Maximizing predictable revenue streams is fundamental for long-term success. ARR empowers CFOs and finance teams with a powerful metric for assessing financial health and growth potential.

Contact Firmbase today to see how its tools can transform your FP&A processes and unlock the full potential of your subscription business model.

Frequently Asked Questions (FAQ) 

Is ARR the same as revenue?

ARR represents the annualized version of recurring revenue generated from subscriptions or contracts within a year. While ARR is a subset of total revenue, it specifically focuses on predictable, recurring revenue streams.

What is an example of ARR?

For example, if a SaaS company generates an average MRR of $10,000, its ARR would be calculated as ARR = $10,000 x 12 = $120,000 annually.

What is the difference between ARR and GAAP revenue?

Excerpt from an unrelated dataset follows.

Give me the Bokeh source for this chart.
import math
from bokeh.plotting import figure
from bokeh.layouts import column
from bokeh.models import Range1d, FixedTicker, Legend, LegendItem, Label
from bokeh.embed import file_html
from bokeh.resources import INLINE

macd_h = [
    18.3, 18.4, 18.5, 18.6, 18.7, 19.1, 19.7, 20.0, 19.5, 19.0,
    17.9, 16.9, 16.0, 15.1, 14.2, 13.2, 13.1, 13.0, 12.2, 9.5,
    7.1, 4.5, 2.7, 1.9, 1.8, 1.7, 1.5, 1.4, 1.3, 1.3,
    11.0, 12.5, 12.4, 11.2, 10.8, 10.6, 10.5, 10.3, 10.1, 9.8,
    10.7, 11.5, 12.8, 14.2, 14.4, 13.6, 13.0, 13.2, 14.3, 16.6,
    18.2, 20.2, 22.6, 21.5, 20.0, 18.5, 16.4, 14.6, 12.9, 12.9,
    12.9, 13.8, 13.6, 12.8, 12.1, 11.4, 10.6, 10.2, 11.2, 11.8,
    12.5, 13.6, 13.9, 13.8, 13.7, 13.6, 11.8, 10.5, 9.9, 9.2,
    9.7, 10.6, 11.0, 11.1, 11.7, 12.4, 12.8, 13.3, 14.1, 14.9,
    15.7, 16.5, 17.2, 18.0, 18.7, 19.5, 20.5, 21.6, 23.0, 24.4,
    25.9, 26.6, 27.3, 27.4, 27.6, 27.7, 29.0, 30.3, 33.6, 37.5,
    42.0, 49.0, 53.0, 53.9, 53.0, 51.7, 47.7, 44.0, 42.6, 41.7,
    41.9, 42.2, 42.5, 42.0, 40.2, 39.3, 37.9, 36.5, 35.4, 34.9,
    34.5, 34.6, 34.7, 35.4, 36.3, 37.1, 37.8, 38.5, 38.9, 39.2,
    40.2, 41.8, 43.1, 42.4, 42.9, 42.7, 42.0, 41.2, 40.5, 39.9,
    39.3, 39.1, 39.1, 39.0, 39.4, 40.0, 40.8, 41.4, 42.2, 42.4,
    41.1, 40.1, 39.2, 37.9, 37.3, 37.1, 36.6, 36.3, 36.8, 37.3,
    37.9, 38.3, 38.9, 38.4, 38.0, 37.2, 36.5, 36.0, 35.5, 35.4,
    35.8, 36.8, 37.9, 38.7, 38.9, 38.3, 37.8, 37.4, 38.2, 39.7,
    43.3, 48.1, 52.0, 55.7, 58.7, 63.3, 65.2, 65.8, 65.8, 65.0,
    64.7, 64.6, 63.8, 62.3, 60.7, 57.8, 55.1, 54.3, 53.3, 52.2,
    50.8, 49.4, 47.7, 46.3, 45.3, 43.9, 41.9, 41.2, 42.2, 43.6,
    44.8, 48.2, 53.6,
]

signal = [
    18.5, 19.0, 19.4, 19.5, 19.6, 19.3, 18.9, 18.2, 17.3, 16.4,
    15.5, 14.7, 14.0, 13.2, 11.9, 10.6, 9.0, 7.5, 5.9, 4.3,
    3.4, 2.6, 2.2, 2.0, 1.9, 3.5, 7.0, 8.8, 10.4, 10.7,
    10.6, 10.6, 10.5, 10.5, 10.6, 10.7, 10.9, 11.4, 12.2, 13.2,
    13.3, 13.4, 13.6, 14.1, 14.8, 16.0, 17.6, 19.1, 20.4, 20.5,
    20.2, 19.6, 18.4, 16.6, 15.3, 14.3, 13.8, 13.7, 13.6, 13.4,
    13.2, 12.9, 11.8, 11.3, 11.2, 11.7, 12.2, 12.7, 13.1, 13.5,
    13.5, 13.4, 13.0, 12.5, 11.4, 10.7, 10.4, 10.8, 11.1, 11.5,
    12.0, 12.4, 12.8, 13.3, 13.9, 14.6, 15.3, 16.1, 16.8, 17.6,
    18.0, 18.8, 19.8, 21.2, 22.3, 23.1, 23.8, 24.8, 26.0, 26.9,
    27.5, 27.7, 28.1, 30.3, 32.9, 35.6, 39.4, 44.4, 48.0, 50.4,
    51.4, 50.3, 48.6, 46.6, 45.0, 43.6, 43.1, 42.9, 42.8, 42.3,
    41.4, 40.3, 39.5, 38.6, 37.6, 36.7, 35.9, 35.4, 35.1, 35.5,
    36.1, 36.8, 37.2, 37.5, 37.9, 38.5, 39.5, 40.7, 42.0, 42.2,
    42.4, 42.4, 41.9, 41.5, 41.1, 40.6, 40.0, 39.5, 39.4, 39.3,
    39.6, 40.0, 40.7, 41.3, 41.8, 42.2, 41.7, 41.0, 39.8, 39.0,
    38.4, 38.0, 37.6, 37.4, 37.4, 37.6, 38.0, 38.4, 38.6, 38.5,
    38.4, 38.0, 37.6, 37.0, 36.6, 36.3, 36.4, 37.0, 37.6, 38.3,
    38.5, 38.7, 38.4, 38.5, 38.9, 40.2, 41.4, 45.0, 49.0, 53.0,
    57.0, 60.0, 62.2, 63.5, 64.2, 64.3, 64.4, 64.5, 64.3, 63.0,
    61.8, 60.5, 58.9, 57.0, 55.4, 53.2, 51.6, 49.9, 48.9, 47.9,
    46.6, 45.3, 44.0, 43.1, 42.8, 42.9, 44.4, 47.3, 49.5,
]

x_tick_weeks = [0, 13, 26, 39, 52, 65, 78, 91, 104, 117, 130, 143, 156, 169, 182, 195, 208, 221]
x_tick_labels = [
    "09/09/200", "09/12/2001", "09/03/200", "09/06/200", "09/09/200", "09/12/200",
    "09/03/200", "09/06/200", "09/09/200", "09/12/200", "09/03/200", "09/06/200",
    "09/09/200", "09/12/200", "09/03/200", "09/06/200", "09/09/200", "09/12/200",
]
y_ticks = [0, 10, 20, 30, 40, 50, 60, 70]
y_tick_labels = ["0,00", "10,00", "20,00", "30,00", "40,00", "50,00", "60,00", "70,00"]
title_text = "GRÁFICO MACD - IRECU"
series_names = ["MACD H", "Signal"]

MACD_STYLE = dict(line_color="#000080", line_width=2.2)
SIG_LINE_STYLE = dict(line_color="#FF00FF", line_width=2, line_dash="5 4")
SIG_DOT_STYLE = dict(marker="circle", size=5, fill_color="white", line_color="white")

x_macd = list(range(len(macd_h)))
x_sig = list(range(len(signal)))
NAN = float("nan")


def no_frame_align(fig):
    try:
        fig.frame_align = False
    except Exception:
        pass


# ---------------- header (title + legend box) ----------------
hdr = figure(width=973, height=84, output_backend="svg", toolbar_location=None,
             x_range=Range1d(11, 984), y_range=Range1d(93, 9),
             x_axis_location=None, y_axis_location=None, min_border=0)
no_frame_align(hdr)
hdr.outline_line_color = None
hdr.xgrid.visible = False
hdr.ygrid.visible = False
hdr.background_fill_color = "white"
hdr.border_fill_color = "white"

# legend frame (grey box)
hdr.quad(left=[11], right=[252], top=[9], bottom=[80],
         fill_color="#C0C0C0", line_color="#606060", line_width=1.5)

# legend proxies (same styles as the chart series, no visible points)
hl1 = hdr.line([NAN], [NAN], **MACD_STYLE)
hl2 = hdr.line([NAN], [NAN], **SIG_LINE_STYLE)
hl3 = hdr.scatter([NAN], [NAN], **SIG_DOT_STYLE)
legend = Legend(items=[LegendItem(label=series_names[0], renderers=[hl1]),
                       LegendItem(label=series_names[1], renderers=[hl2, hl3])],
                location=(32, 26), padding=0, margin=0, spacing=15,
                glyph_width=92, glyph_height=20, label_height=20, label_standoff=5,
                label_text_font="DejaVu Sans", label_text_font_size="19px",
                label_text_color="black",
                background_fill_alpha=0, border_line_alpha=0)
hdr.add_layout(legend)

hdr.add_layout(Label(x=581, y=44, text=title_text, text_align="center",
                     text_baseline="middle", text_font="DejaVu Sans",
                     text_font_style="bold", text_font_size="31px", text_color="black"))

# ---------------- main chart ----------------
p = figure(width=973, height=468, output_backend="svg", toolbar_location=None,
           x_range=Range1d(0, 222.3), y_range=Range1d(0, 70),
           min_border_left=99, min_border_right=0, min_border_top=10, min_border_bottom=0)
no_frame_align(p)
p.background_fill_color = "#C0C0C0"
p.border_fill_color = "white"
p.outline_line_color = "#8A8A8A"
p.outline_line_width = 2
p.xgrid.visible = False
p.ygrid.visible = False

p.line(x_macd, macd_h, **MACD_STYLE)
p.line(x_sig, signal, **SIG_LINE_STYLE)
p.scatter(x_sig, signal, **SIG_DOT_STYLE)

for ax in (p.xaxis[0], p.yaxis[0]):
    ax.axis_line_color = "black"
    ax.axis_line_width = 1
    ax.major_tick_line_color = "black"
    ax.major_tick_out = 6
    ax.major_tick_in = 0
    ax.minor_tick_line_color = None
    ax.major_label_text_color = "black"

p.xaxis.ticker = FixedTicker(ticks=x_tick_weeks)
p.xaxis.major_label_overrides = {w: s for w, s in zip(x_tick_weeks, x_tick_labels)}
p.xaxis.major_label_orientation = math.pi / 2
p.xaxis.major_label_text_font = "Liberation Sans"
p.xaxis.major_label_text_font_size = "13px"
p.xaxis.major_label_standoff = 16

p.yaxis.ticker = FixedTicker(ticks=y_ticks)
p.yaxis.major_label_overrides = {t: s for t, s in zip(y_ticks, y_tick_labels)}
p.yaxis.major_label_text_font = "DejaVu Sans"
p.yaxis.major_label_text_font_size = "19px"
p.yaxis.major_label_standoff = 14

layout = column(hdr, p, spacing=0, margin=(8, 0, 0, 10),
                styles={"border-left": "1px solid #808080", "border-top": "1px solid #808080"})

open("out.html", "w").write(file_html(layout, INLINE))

GAAP revenue (generally accepted accounting principles) accounts for actual SaaS revenue recognition, while ARR considers committed revenue that customers have not yet paid.

Is ARR a GAAP metric?

ARR is considered a non-GAAP metric, meaning it is not audited. CPA firms cannot offer an opinion on ARR or related metrics because there are no established rules on the classification of recurring versus non-recurring revenues.